■ WHAT THE TASK REQUIRES: Pictures stay out of the copy. Please reproduce only the lines between the one holding "Generate a Python" and the one holding "beprijzing_ov_pakket = [1.035, 0.196, 0.10, 1.34]", inclusive.

■ ENTRIES PROVIDED:
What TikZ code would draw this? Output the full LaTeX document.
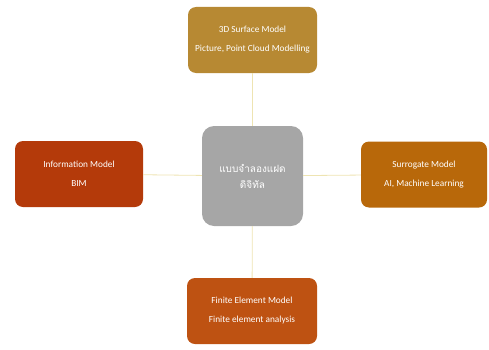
\documentclass[tikz,border=0pt]{standalone}
\usepackage{fontspec}
\setmainfont{Carlito}
\newfontfamily\thaifont[Script=Thai]{Loma}
\definecolor{goldbox}{RGB}{183,137,51}
\definecolor{rustbox}{RGB}{180,58,10}
\definecolor{amberbox}{RGB}{184,104,10}
\definecolor{burntbox}{RGB}{190,82,18}
\definecolor{greybox}{RGB}{166,166,166}
\definecolor{linkline}{RGB}{238,228,178}
\tikzset{
  modelbox/.style={rectangle,rounded corners=8pt,minimum width=129pt,minimum height=66pt,
    align=center,text=white,font=\fontsize{9.3}{11}\selectfont,inner sep=2pt},
  hubbox/.style={rectangle,rounded corners=12pt,fill=greybox,minimum width=101pt,
    minimum height=100pt,align=center,text=white,font=\thaifont\fontsize{10}{16}\selectfont},
  link/.style={draw=linkline,line width=0.8pt}
}
\begin{document}
\begin{tikzpicture}[x=1pt,y=1pt]
\useasboundingbox (0,0) rectangle (489,349);
\node[hubbox] (hub) at (252.5,173) {แบบจำลองแฝด\\ดิจิทัล};
\node[modelbox,fill=goldbox] (surf) at (252.5,309) {3D Surface Model\\[8pt]Picture, Point Cloud Modelling};
\node[modelbox,fill=rustbox,minimum width=128pt] (info) at (79,175) {Information Model\\[8pt]BIM};
\node[modelbox,fill=amberbox,minimum width=126pt] (surr) at (424,174.5) {Surrogate Model\\[8pt]AI, Machine Learning};
\node[modelbox,fill=burntbox,minimum width=130pt] (fem) at (252,38) {Finite Element Model\\[8pt]Finite element analysis};
\draw[link] (hub) -- (surf);
\draw[link] (hub) -- (info);
\draw[link] (hub) -- (surr);
\draw[link] (hub) -- (fem);
\end{tikzpicture}
\end{document}
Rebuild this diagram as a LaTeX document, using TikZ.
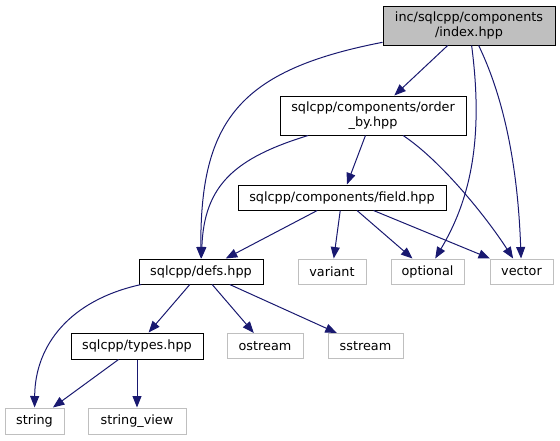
\documentclass[tikz,border=0pt]{standalone}
\usepackage{fontspec}
\setmainfont{DejaVu Sans}
\usetikzlibrary{arrows.meta}
\definecolor{edgeblue}{RGB}{25,25,112}
\definecolor{boxgray}{RGB}{191,191,191}

\begin{document}
\begin{tikzpicture}[x=1pt, y=-1pt,
                file/.style={draw=black, line width=1pt, inner sep=0pt, minimum height=25pt, align=center, font=\fontsize{12.8}{15}\selectfont},
                sysfile/.style={file, draw=boxgray},
                inc/.style={draw=edgeblue, line width=1pt, -{Triangle[length=11.5pt, width=9pt]}}]
                \useasboundingbox (0, 0) rectangle (560, 440);
                % Files:
                \node[file, fill=boxgray, minimum width=172pt, minimum height=39pt](index) at (469, 25.5){inc/sqlcpp/components\\/index.hpp};
                \node[file, minimum width=186pt, minimum height=39pt](orderby) at (373, 115.5){sqlcpp/components/order\\\_by.hpp};
                \node[file, minimum width=208pt](field) at (342, 197.5){sqlcpp/components/field.hpp};
                \node[file, minimum width=124pt](defs) at (201, 271.5){sqlcpp/defs.hpp};
                \node[sysfile, minimum width=68pt](variant) at (332, 271.5){variant};
                \node[sysfile, minimum width=73pt](optional) at (427.5, 271.5){optional};
                \node[sysfile, minimum width=63pt](vector) at (521.5, 271.5){vector};
                \node[file, minimum width=132pt, minimum height=26pt](types) at (137, 346){sqlcpp/types.hpp};
                \node[sysfile, minimum width=76pt](ostream) at (265, 346){ostream};
                \node[sysfile, minimum width=75pt](sstream) at (365.5, 346){sstream};
                \node[sysfile, minimum width=59pt, minimum height=26pt](string) at (34.5, 421){string};
                \node[sysfile, minimum width=98pt, minimum height=26pt](stringview) at (137, 421){string\_view};
                % Includes:
                \draw[inc] (index) -- (orderby);
                \draw[inc] (index) .. controls (240, 70) and (200, 120) .. (defs);
                \draw[inc] (index) .. controls (484, 140) and (470, 200) .. (optional);
                \draw[inc] (index) .. controls (505, 100) and (518, 170) .. (vector);
                \draw[inc] (orderby) -- (field);
                \draw[inc] (orderby) .. controls (235, 158) and (204, 185) .. (defs);
                \draw[inc] (orderby) .. controls (440, 160) and (485, 215) .. (vector);
                \draw[inc] (field) -- (defs);
                \draw[inc] (field) -- (variant);
                \draw[inc] (field) -- (optional);
                \draw[inc] (field) -- (vector);
                \draw[inc] (defs) -- (types);
                \draw[inc] (defs) -- (ostream);
                \draw[inc] (defs) -- (sstream);
                \draw[inc] (defs) .. controls (70, 300) and (35, 345) .. (string);
                \draw[inc] (types) -- (string);
                \draw[inc] (types) -- (stringview);
            \end{tikzpicture}
\end{document}
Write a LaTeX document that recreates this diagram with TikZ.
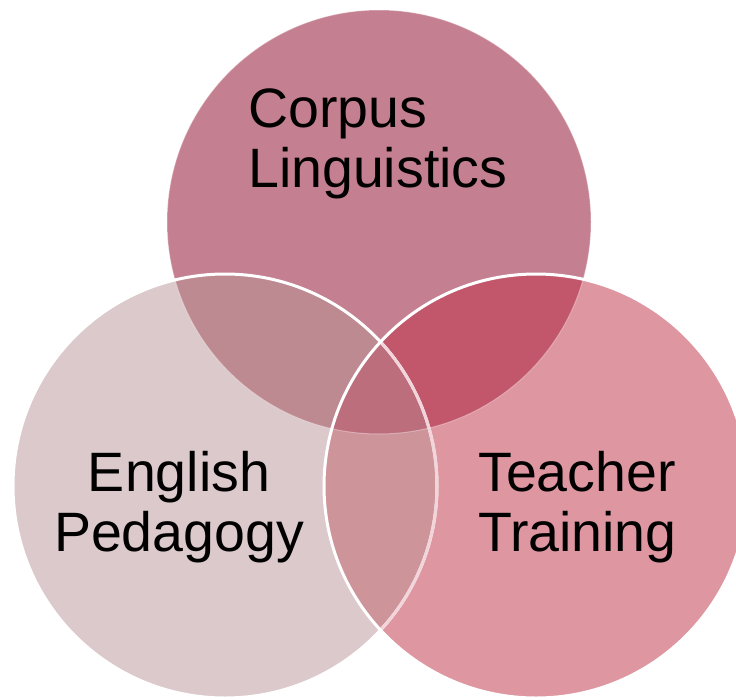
\documentclass[tikz,border=0pt]{standalone}
\usepackage{fontspec}
\setmainfont{Liberation Sans}
\usetikzlibrary{positioning}
\definecolor{corpusfill}{HTML}{C48090}
\definecolor{englishfill}{HTML}{DCC9CB}
\definecolor{teacherfill}{HTML}{DE97A1}
\definecolor{cefill}{HTML}{BE8A92}
\definecolor{ctfill}{HTML}{C2576C}
\definecolor{etfill}{HTML}{CD949A}
\definecolor{allfill}{HTML}{BC6E7D}
\newcommand{\rad}{212}

\begin{document}
\begin{tikzpicture}[x=1pt, y=-1pt,
                    rim/.style={white, line width=3pt},
                    lbl/.style={inner sep=0pt, font=\fontsize{55.5}{59.5}\selectfont}]

                \useasboundingbox (0,0) rectangle (736,699);
                \clip (0,0) rectangle (736,699);

                \coordinate (corpus) at (379,222);
                \coordinate (english) at (225,486);
                \coordinate (teacher) at (536,486);

                % plain discs
                \fill[corpusfill] (corpus) circle (\rad);
                \fill[englishfill] (english) circle (\rad);
                \fill[teacherfill] (teacher) circle (\rad);

                % overlaps
                \begin{scope}
                    \clip (english) circle (\rad);
                    \fill[cefill] (corpus) circle (\rad);
                \end{scope}
                \begin{scope}
                    \clip (teacher) circle (\rad);
                    \fill[ctfill] (corpus) circle (\rad);
                    \fill[etfill] (english) circle (\rad);
                \end{scope}
                \begin{scope}
                    \clip (corpus) circle (\rad);
                    \clip (english) circle (\rad);
                    \fill[allfill] (teacher) circle (\rad);
                \end{scope}

                % borders
                \draw[white, opacity=0.35, line width=1pt] (corpus) circle (\rad);
                \draw[rim] (english) circle (\rad);
                \begin{scope}
                    \clip (teacher) circle (\rad);
                    \draw[teacherfill!40!white, line width=3pt] (english) circle (\rad);
                \end{scope}
                \draw[rim] (teacher) circle (\rad);

                \node[lbl, align=left, anchor=base west] (corpuslbl) at (248,187)
                    {Corpus\\Linguistics};
                \node[lbl, align=center, anchor=base] (englishlbl) at (179,551)
                    {English\\Pedagogy};
                \node[lbl, align=left, anchor=base west] (teacherlbl) at (478,551)
                    {Teacher\\Training};

            \end{tikzpicture}
\end{document}
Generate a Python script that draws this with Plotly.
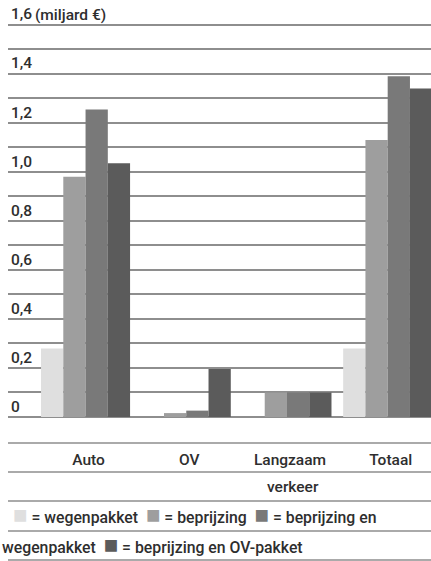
import plotly.graph_objects as go

# ---------------- data ----------------
categories = ["Auto", "OV", "Langzaam", "Totaal"]
extra_label = "verkeer"  # second line under "Langzaam"

series_names = ["wegenpakket", "beprijzing", "beprijzing en wegenpakket",
                "beprijzing en OV-pakket"]
wegenpakket = [0.28, 0.0, 0.0, 0.28]
beprijzing = [0.98, 0.016, 0.10, 1.13]
beprijzing_wegenpakket = [1.255, 0.026, 0.10, 1.39]
beprijzing_ov_pakket = [1.035, 0.196, 0.10, 1.34]

y_tick_values = [0, 0.1, 0.2, 0.3, 0.4, 0.5, 0.6, 0.7, 0.8,
                 0.9, 1.0, 1.1, 1.2, 1.3, 1.4, 1.5, 1.6]
y_tick_labels = ["0", "", "0,2", "", "0,4", "", "0,6", "", "0,8",
                 "", "1,0", "", "1,2", "", "1,4", "", "1,6"]
y_unit = "(miljard €)"

legend_line1 = ["= wegenpakket", "= beprijzing", "= beprijzing en"]
legend_line2_prefix = "wegenpakket"
legend_line2 = ["= beprijzing en OV-pakket"]

# ---------------- style ----------------
colors = ["#dfdfdf", "#9e9e9e", "#797979", "#5b5b5b"]
grid_color = "#8e8e8e"
text_color = "#2e2e2e"
font_family = "Roboto, 'Open Sans', sans-serif"
FONT = dict(family=font_family, size=15.5, color=text_color, weight=500)
LEG_FONT = dict(family=font_family, size=15.8, color=text_color, weight=500)

W, H = 431, 561
m_l, m_r, m_t, m_b = 8, 0, 0, 144
plot_h = H - m_t - m_b
plot_w = W - m_l - m_r


def py(pixel_y):
    """page pixel row -> paper y"""
    return (H - m_b - pixel_y) / plot_h


def px(pixel_x):
    return (pixel_x - m_l) / plot_w


fig = go.Figure()
all_series = [wegenpakket, beprijzing, beprijzing_wegenpakket, beprijzing_ov_pakket]
for name, vals, col in zip(series_names, all_series, colors):
    fig.add_trace(go.Bar(
        x=categories, y=vals, name=name,
        marker=dict(color=col, line=dict(width=0)),
        showlegend=False, hoverinfo="skip",
    ))

# horizontal rules below the plot area
for yy in [443, 472, 501, 531, 560]:
    fig.add_shape(type="line", xref="paper", yref="paper",
                  x0=0, x1=1, y0=py(yy), y1=py(yy),
                  line=dict(color=grid_color, width=1.6), layer="below")

# unit text next to the top tick label
fig.add_annotation(x=px(33), xref="paper", y=y_tick_values[-1], yref="y",
                   text=y_unit, showarrow=False, xanchor="left",
                   yanchor="bottom", yshift=-1, font=FONT)

# "verkeer" second line of the Langzaam label
fig.add_annotation(x=categories[2], xref="x", y=py(487), yref="paper",
                   text=extra_label, showarrow=False, yanchor="middle",
                   xshift=6, font=FONT)


def sq(c):
    return f"<span style='color:{c};font-size:24px'>■</span>"


line1 = "  ".join(f"{sq(c)} {t}" for c, t in zip(colors[:3], legend_line1))
line2 = f"{legend_line2_prefix}  {sq(colors[3])} {legend_line2[0]}"
fig.add_annotation(x=px(11), xref="paper", y=py(515), yref="paper",
                   text=line1, showarrow=False, xanchor="left", yanchor="middle",
                   font=LEG_FONT)
fig.add_annotation(x=px(0), xref="paper", y=py(545), yref="paper",
                   text=line2, showarrow=False, xanchor="left", yanchor="middle",
                   font=LEG_FONT)

fig.update_layout(
    width=W, height=H,
    margin=dict(l=m_l, r=m_r, t=m_t, b=m_b, pad=0),
    paper_bgcolor="white", plot_bgcolor="white",
    barmode="group", bargap=0.116, bargroupgap=0,
    font=FONT,
    showlegend=False,
)
fig.update_xaxes(
    range=[-0.77, 3.43],
    showgrid=False, zeroline=False, showline=False,
    ticks="outside", ticklen=28, tickcolor="rgba(0,0,0,0)",
    ticklabelshift=3, tickfont=FONT,
)
fig.update_yaxes(
    range=[0, 1.7016], tickmode="array", tickvals=y_tick_values,
    ticktext=y_tick_labels, ticklabelposition="inside top", ticks="",
    showgrid=True, gridcolor=grid_color, gridwidth=1.6,
    zeroline=True, zerolinecolor=grid_color, zerolinewidth=1.6,
    showline=False, tickfont=FONT,
)

fig.write_html("out.html", config={"displayModeBar": False},
               post_script="document.body.style.margin='0';")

■ WRITTEN REPLY:
Generate a Python script that draws this with Plotly.
import plotly.graph_objects as go

# ---------------- data ----------------
categories = ["Auto", "OV", "Langzaam", "Totaal"]
extra_label = "verkeer"  # second line under "Langzaam"

series_names = ["wegenpakket", "beprijzing", "beprijzing en wegenpakket",
                "beprijzing en OV-pakket"]
wegenpakket = [0.28, 0.0, 0.0, 0.28]
beprijzing = [0.98, 0.016, 0.10, 1.13]
beprijzing_wegenpakket = [1.255, 0.026, 0.10, 1.39]
beprijzing_ov_pakket = [1.035, 0.196, 0.10, 1.34]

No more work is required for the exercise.